Phenotype (Blood group) |
Genotype |
O |
ii |
A |
IAIA or IAi |
B |
IBIB or IBi |
AB |
IAIB |
Lethal
allele
Allele that results in
the death of an individual. Some genes
have alleles that prevent survival when homozygous or heterozygous.
Example of a lethal
allele is the lethal yellow allele, a spontaneous mutation in mice that makes
their coats yellow. Mice that are homozygous (AYAY)
genotype die early in development. Although this particular allele is dominant,
lethal alleles can be dominant or recessive, and can be expressed in homozygous
or heterozygous conditions.
Different
types of lethal alleles are recessive alleles, dominant alleles and conditional
alleles.
Recessive
lethals
A pair of identical
alleles that are present in an organism that ultimately results in death of
that organism are referred to as recessive lethal alleles. They are only fatal
in the homozygous condition. Example is homozygous achondroplasia.
Dominant
lethals
These are alleles that
need to be present in one copy to be fatal. These alleles are not commonly
found in populations since it result in the death of an organism before it can
transmit its lethal allele on to its offspring.
An example is
Huntington's disease, a rare neurodegenerative disorder.
Conditional
lethals
These are alleles that
will be fatal in response to some environmental factors. Example is favism, that causes the carrier to
develop hemolytic anemia when they eat fava beans.
Pleiotropy
Never always one gene can have control over a single
trait. Sometimes one gene may have
multiple effects (pleiotropy). For example, albino individuals
lack pigment in their skin and hair, and also have crossed eyes at a higher
frequency than pigmented individuals (These two traits are not always linked).
A human genetic
disorder called Marfan syndrome is caused by a mutation in one gene, yet it
affects many aspects of growth and development, including height, vision, and
heart function. The individuals will have Unusually tall height, Thin fingers
and toes, Dislocation of the lens of the eye and Heart problems.
Epistasis
Sometimes a gene at one
location on a chromosome can affect the expression of a gene at a second
location (epistasis). Epistasis takes
place when the action of one gene is modified by one or several other genes.

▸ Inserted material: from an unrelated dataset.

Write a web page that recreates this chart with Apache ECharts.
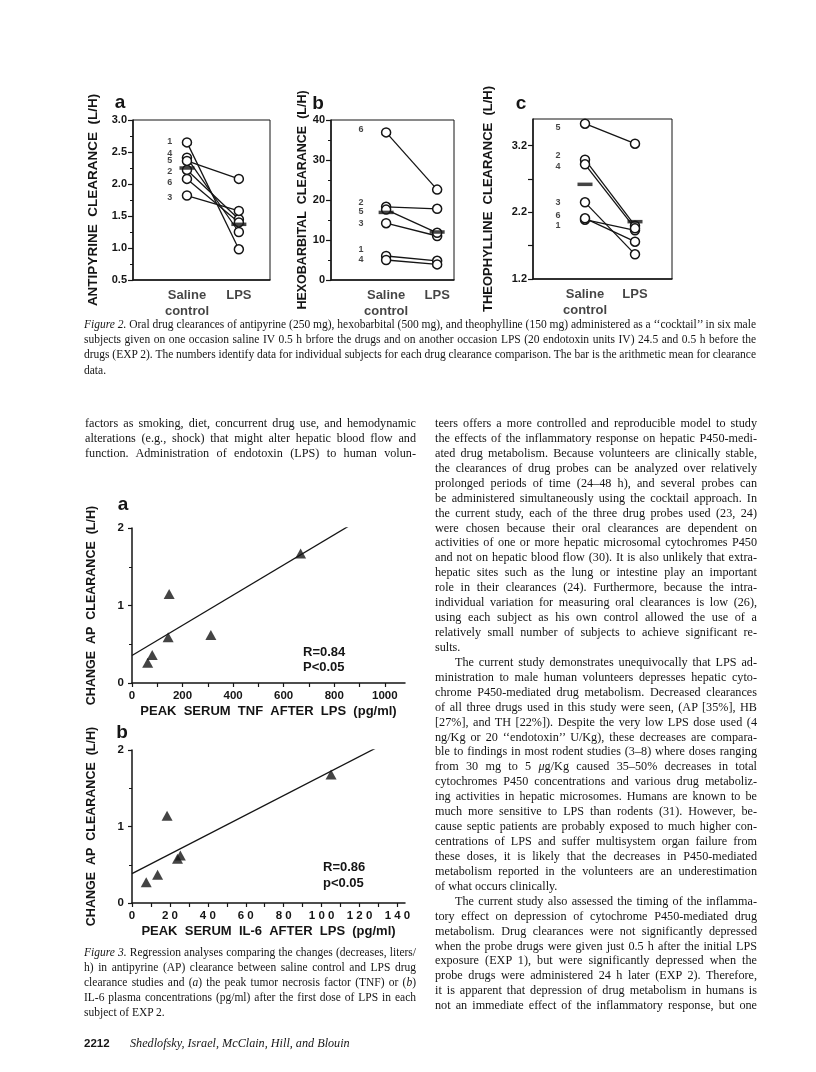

These genes are sometimes called modifier genes. The gene whose phenotype is
expressed is said to be epistatic, while the phenotype that is altered is said
to be hypostatic. Sometimes hypostatic phenotypes are completely suppressed.
Examples of epistasis
can be seen at both the genomic level and the phenotypic level. At the genomic
level, it is highly possible that under certain conditions one gene could code
for a protein that prevents transcription of the other gene. At the phenotypic
level, examples include the gene causing albinism hiding the gene controlling
the color of a person's hair.
Another example of
epistasis is the genetic interactions that produce coat color in horses and
other mammals. In horses, brown coat color (B) is dominant over tan (b). Gene
expression is dependent on a second gene that controls the deposition of
pigment in hair. The dominant gene (C) codes for the presence of pigment in
hair, whereas the recessive gene (c) codes for the absence of pigment. If a horse
is homozygous recessive for the second gene (cc), it will have a white coat
regardless of the genetically programmed coat color (B gene) because pigment is
not deposited in the hair.
Polygenic
Inheritance - Multiple genes
Polygenic inheritance
occurs when one characteristic is controlled by two or more genes. Often the
genes are large in quantity but small in effect. Human features like height,
eye color, and hair color come in lots of slightly different forms because they
are controlled by many genes, each of which contributes some amount to the
overall phenotype.
Pleiotropy
and polygenic inheritance. The major
difference between the two is that pleiotropy is when one gene affects multiple
characteristics (e.g. Marfan syndrome) and polygenic inheritance is when one
trait is controlled by multiple genes (e.g. skin pigmentation).